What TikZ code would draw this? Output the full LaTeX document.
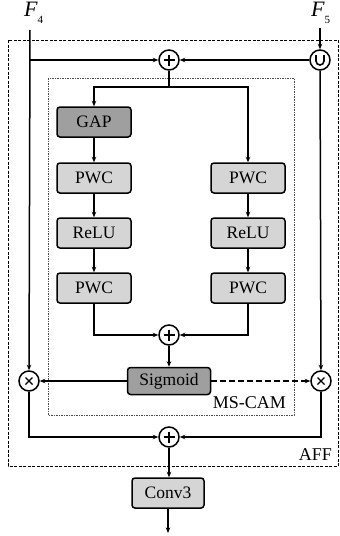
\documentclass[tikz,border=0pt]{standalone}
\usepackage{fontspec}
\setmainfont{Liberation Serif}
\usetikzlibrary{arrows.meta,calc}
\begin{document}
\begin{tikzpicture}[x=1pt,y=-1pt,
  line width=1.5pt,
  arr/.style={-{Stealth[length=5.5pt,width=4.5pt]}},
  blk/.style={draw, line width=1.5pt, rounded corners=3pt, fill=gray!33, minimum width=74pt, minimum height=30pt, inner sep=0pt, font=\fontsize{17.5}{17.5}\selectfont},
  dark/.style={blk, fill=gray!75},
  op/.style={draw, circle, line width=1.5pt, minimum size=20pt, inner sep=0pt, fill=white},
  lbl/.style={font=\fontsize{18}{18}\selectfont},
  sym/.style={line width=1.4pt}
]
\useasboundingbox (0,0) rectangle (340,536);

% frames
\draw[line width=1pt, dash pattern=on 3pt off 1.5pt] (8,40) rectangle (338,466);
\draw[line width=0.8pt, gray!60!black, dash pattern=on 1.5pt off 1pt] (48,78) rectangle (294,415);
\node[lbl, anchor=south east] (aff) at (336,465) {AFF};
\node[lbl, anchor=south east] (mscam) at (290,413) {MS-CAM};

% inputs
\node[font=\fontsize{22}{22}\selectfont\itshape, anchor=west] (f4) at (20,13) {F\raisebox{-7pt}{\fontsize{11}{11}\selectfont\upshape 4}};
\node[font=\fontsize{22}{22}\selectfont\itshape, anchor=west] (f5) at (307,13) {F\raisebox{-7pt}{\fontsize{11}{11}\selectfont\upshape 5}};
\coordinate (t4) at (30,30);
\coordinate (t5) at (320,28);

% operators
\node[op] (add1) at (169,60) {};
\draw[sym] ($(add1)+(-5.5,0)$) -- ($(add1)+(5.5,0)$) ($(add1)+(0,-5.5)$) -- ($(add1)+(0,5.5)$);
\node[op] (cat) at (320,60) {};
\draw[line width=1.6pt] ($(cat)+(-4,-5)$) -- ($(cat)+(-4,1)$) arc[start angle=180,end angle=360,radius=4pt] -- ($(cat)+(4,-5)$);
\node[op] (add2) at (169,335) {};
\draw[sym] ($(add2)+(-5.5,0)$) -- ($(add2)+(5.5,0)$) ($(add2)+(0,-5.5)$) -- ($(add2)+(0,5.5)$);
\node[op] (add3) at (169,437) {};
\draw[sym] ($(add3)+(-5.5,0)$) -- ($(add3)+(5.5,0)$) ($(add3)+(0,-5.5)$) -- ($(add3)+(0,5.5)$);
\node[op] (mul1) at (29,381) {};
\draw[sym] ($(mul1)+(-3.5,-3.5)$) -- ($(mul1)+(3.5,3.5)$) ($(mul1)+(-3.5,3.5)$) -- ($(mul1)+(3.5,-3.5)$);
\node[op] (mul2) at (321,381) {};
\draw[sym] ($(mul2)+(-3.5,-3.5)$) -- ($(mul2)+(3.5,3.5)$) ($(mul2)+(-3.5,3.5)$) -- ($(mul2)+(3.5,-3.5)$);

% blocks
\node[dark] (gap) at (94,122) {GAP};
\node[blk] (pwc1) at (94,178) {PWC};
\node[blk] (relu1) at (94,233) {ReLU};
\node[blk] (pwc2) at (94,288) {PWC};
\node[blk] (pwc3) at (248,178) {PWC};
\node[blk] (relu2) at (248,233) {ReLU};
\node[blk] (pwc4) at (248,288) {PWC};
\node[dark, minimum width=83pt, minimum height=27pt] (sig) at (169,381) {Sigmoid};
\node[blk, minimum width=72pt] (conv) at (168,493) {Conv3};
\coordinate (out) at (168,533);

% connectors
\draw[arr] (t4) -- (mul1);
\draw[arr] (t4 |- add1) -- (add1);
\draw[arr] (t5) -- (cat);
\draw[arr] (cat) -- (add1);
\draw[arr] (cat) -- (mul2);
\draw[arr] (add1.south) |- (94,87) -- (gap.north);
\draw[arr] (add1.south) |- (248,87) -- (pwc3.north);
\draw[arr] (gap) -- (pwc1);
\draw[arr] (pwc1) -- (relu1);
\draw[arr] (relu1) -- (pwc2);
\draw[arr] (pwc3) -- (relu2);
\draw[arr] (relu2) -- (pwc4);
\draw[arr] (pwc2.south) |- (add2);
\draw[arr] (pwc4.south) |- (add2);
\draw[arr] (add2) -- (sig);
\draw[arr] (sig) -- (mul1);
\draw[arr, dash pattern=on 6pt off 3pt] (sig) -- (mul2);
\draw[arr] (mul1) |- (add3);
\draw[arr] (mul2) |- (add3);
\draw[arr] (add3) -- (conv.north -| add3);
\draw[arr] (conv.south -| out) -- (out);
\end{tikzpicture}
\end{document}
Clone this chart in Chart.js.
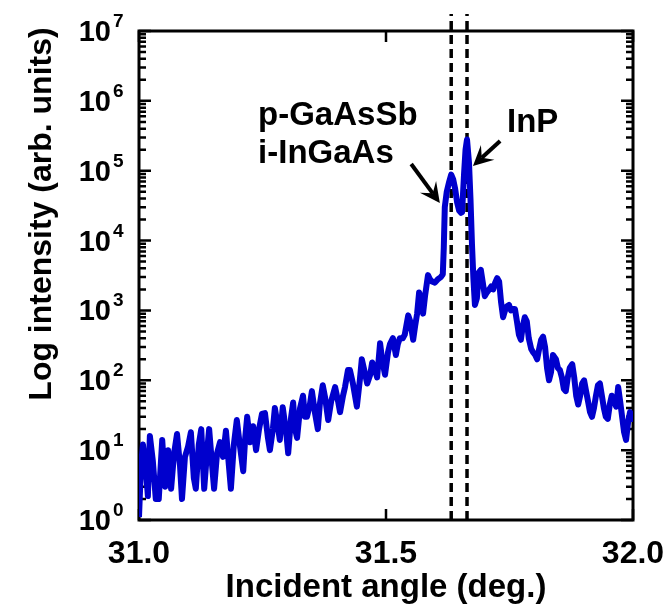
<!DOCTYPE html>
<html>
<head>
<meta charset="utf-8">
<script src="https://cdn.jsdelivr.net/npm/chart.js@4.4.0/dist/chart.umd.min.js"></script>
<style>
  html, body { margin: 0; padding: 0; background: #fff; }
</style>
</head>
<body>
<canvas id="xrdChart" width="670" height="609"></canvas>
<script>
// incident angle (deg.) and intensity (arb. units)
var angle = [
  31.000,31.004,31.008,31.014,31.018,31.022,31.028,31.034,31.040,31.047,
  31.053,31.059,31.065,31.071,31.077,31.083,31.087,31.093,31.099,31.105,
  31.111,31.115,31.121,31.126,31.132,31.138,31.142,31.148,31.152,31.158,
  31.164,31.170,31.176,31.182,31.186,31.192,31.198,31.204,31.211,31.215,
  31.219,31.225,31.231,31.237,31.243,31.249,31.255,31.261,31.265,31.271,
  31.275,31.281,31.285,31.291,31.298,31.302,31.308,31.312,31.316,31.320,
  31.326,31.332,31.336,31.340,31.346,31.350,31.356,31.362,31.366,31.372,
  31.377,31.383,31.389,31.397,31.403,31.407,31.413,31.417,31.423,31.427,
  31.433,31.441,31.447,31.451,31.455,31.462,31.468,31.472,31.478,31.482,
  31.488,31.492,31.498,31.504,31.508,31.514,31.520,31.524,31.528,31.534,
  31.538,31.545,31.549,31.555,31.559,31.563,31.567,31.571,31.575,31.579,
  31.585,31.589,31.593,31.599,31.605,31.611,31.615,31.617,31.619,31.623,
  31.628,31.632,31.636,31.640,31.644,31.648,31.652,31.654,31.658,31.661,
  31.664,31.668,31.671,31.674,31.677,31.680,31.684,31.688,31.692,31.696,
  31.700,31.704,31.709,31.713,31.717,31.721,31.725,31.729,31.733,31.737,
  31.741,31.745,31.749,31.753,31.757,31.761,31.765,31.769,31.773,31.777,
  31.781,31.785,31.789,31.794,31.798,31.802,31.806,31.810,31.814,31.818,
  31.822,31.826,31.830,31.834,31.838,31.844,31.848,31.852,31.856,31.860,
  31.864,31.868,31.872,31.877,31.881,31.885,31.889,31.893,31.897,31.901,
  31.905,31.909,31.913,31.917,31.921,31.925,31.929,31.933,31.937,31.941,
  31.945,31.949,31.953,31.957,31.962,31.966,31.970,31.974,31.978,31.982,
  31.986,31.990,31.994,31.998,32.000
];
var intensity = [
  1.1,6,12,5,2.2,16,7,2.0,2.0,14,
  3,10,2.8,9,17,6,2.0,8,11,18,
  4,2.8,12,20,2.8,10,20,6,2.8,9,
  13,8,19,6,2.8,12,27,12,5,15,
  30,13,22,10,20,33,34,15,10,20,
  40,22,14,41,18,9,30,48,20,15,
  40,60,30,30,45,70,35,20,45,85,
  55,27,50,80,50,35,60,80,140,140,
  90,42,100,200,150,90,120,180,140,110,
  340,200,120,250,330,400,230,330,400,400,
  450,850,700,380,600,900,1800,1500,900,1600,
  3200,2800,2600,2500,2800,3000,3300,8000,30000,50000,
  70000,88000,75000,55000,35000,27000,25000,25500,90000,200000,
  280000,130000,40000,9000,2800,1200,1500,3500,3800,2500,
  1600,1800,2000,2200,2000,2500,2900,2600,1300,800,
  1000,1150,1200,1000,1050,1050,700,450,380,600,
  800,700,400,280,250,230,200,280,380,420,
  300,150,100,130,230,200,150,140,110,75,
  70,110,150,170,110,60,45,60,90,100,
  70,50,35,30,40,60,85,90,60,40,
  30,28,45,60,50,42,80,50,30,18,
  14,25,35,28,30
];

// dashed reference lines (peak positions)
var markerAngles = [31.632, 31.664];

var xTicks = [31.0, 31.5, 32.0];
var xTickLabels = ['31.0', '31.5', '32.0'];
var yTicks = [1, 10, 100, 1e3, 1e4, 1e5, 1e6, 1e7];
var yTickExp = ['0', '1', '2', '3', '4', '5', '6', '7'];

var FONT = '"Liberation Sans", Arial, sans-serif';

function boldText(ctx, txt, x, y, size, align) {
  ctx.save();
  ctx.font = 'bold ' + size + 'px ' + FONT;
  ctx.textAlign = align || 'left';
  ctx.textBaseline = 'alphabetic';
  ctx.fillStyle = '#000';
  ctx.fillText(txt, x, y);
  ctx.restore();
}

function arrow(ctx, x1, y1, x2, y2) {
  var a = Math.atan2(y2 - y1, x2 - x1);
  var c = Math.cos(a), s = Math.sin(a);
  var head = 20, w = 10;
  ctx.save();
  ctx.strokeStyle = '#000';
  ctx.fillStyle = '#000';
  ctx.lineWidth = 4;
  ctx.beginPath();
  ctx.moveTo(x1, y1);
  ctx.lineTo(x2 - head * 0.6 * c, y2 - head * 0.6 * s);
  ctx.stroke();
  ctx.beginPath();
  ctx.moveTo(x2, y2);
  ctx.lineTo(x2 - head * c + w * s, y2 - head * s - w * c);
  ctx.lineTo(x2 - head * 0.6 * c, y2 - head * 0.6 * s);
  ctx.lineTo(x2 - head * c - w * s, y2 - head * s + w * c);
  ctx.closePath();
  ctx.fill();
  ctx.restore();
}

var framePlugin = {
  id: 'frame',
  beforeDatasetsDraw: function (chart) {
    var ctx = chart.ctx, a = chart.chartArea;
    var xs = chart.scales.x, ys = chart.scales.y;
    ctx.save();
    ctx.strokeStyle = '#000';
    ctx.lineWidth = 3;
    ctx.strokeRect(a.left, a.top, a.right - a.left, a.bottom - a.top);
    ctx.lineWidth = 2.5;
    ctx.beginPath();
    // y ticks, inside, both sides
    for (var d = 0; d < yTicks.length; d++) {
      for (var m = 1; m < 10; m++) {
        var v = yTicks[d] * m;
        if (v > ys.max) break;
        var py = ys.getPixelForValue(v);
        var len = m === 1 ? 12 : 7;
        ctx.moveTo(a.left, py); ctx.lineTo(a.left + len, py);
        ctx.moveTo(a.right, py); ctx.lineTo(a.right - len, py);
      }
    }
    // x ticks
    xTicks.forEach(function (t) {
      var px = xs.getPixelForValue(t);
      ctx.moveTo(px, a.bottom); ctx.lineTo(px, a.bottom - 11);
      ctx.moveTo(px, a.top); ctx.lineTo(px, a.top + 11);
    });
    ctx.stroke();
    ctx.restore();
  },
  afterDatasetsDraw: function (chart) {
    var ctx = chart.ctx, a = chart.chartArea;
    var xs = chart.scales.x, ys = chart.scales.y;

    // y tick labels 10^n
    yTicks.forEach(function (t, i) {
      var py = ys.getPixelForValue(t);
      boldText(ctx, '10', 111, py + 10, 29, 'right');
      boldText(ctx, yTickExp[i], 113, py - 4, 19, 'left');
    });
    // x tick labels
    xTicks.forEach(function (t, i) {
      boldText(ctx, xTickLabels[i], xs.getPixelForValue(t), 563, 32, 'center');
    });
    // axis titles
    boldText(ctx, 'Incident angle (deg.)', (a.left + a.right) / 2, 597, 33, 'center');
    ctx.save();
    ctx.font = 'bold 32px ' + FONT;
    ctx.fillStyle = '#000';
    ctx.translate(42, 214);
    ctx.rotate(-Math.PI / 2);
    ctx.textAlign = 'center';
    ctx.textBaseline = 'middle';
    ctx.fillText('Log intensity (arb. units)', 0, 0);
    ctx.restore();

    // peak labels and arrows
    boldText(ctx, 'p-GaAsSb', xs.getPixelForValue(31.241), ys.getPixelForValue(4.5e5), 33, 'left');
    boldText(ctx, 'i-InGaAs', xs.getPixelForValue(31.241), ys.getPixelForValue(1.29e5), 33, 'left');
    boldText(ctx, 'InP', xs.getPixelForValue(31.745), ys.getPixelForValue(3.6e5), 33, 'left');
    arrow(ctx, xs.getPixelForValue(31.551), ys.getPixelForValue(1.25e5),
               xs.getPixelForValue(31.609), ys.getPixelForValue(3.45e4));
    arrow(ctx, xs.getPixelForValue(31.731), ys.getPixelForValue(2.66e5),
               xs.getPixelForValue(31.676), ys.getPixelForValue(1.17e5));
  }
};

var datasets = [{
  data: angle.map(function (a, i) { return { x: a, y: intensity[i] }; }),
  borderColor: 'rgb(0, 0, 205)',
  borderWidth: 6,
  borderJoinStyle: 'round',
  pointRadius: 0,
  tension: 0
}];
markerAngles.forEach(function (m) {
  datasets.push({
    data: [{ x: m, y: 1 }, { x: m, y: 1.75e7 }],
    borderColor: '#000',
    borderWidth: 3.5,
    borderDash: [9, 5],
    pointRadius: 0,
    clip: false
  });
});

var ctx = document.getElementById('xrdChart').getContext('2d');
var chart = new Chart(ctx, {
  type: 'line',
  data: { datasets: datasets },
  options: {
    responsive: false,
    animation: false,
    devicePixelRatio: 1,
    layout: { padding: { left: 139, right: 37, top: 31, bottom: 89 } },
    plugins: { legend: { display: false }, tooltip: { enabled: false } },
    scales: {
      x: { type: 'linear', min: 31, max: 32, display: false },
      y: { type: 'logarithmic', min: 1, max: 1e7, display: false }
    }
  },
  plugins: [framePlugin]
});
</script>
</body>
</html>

▶ _TASK PROMPT_
Give only the number of lines in the material above that include the word "this".

▶ _CORRECT RESPONSE_
2